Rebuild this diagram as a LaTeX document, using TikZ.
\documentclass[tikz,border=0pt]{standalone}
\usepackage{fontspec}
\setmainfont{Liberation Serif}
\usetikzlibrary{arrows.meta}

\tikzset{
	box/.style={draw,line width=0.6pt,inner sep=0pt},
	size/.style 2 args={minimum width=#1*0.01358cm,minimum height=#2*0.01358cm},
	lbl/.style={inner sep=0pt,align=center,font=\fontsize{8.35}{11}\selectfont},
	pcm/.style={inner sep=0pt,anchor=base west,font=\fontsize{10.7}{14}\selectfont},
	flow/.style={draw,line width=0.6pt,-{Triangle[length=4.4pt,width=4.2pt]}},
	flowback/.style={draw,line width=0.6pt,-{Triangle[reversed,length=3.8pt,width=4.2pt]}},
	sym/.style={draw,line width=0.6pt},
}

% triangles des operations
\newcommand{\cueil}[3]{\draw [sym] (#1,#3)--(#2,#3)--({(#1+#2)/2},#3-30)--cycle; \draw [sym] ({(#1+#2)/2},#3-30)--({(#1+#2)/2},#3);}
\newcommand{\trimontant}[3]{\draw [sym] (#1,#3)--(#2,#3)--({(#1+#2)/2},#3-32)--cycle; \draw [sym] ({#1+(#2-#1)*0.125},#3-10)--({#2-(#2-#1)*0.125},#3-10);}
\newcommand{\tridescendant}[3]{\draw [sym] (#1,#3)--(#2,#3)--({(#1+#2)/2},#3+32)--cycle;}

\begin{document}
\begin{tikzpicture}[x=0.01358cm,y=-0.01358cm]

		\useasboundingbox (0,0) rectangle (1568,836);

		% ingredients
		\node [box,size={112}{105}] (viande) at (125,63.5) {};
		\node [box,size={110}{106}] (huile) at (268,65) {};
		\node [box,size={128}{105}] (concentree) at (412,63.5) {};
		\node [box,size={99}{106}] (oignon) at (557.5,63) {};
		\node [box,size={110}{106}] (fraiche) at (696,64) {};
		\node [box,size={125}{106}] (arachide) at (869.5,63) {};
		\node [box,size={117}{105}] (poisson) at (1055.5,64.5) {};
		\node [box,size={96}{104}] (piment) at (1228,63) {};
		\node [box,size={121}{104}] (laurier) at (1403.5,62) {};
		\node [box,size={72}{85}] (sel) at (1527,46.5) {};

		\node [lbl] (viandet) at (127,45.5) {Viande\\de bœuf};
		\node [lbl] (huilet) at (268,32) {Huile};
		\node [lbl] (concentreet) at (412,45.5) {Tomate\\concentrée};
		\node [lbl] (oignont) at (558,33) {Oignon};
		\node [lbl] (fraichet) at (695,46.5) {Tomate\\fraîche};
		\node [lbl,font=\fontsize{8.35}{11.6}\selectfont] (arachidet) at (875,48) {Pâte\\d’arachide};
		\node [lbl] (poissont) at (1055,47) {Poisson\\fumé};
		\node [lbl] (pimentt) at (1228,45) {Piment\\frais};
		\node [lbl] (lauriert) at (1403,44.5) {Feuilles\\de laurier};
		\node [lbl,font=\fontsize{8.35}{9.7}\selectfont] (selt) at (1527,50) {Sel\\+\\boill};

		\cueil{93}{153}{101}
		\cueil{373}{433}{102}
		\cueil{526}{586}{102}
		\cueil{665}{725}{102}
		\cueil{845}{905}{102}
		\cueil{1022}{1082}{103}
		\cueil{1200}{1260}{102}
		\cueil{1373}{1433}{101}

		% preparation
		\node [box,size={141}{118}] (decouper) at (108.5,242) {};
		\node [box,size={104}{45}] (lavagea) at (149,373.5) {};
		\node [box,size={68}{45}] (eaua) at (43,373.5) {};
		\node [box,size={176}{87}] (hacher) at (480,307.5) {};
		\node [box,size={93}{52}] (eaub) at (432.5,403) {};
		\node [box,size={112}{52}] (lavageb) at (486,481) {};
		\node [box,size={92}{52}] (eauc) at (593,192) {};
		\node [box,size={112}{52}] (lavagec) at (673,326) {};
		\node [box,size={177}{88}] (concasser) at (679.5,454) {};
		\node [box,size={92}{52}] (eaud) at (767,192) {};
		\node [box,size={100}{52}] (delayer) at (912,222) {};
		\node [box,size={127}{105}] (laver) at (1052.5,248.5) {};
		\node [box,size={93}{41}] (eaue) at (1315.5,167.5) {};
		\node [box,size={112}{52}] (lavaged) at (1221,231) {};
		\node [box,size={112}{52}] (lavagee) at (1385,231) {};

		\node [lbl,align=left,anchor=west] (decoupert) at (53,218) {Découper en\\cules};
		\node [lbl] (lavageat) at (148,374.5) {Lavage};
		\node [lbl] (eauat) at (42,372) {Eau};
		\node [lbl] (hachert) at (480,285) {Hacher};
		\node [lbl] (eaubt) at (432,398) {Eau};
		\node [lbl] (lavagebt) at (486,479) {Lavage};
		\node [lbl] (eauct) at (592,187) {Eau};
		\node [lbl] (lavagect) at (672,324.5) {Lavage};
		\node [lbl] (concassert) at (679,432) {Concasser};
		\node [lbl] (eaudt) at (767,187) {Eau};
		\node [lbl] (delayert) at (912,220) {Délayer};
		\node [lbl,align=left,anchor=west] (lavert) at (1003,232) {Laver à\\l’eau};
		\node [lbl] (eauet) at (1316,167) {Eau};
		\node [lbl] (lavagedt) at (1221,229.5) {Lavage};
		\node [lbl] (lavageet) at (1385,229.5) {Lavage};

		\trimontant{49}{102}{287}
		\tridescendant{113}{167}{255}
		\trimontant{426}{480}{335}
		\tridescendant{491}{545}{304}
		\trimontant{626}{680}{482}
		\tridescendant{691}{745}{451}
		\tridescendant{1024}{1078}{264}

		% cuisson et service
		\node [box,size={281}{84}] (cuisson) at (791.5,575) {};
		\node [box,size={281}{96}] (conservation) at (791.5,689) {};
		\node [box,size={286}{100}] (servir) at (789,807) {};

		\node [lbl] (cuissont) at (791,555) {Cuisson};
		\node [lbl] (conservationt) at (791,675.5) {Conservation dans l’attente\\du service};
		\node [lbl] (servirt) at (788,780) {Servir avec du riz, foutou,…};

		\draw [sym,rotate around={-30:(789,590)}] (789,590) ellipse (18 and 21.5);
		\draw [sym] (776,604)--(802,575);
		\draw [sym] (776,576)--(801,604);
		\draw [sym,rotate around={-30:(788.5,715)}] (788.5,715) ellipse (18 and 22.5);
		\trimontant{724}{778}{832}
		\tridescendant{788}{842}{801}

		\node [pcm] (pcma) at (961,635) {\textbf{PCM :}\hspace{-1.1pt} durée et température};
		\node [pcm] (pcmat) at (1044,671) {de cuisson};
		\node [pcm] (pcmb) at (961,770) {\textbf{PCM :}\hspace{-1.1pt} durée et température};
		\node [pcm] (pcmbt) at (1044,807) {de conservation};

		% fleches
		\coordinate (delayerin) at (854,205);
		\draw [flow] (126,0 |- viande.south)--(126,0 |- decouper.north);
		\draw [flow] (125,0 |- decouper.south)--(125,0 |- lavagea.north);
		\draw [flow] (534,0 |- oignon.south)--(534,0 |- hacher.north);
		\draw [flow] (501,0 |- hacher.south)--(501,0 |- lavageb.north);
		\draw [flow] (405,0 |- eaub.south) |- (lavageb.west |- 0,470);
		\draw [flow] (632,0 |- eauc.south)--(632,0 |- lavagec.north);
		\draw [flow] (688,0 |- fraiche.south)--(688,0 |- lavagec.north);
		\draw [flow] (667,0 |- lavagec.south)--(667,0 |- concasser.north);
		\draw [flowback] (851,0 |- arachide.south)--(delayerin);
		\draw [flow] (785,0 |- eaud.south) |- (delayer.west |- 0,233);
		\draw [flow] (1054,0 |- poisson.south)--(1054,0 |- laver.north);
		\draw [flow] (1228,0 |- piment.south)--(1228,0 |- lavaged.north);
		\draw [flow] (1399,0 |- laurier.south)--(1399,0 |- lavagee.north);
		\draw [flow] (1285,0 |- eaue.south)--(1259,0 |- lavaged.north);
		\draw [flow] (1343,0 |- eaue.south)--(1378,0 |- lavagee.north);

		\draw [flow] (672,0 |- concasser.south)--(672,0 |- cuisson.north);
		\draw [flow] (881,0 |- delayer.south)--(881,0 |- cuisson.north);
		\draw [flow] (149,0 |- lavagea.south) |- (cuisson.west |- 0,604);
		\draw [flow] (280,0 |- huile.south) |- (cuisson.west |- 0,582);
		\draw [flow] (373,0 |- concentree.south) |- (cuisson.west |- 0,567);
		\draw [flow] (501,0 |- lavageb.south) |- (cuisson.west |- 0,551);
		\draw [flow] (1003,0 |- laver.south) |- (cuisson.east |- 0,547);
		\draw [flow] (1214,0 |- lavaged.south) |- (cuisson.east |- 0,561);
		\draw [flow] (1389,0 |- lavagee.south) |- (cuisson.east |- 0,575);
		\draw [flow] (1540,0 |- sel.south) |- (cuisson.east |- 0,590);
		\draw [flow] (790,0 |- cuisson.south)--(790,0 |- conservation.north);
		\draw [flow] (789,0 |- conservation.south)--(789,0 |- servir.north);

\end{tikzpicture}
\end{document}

###

__Problem requirements__:
Word for word, reproduce the listing above from its start up to and including the line that has "(sel) at (1527,46.5)". Give only those lines.

__Answer for the task__:
Rebuild this diagram as a LaTeX document, using TikZ.
\documentclass[tikz,border=0pt]{standalone}
\usepackage{fontspec}
\setmainfont{Liberation Serif}
\usetikzlibrary{arrows.meta}

\tikzset{
	box/.style={draw,line width=0.6pt,inner sep=0pt},
	size/.style 2 args={minimum width=#1*0.01358cm,minimum height=#2*0.01358cm},
	lbl/.style={inner sep=0pt,align=center,font=\fontsize{8.35}{11}\selectfont},
	pcm/.style={inner sep=0pt,anchor=base west,font=\fontsize{10.7}{14}\selectfont},
	flow/.style={draw,line width=0.6pt,-{Triangle[length=4.4pt,width=4.2pt]}},
	flowback/.style={draw,line width=0.6pt,-{Triangle[reversed,length=3.8pt,width=4.2pt]}},
	sym/.style={draw,line width=0.6pt},
}

% triangles des operations
\newcommand{\cueil}[3]{\draw [sym] (#1,#3)--(#2,#3)--({(#1+#2)/2},#3-30)--cycle; \draw [sym] ({(#1+#2)/2},#3-30)--({(#1+#2)/2},#3);}
\newcommand{\trimontant}[3]{\draw [sym] (#1,#3)--(#2,#3)--({(#1+#2)/2},#3-32)--cycle; \draw [sym] ({#1+(#2-#1)*0.125},#3-10)--({#2-(#2-#1)*0.125},#3-10);}
\newcommand{\tridescendant}[3]{\draw [sym] (#1,#3)--(#2,#3)--({(#1+#2)/2},#3+32)--cycle;}

\begin{document}
\begin{tikzpicture}[x=0.01358cm,y=-0.01358cm]

		\useasboundingbox (0,0) rectangle (1568,836);

		% ingredients
		\node [box,size={112}{105}] (viande) at (125,63.5) {};
		\node [box,size={110}{106}] (huile) at (268,65) {};
		\node [box,size={128}{105}] (concentree) at (412,63.5) {};
		\node [box,size={99}{106}] (oignon) at (557.5,63) {};
		\node [box,size={110}{106}] (fraiche) at (696,64) {};
		\node [box,size={125}{106}] (arachide) at (869.5,63) {};
		\node [box,size={117}{105}] (poisson) at (1055.5,64.5) {};
		\node [box,size={96}{104}] (piment) at (1228,63) {};
		\node [box,size={121}{104}] (laurier) at (1403.5,62) {};
		\node [box,size={72}{85}] (sel) at (1527,46.5) {};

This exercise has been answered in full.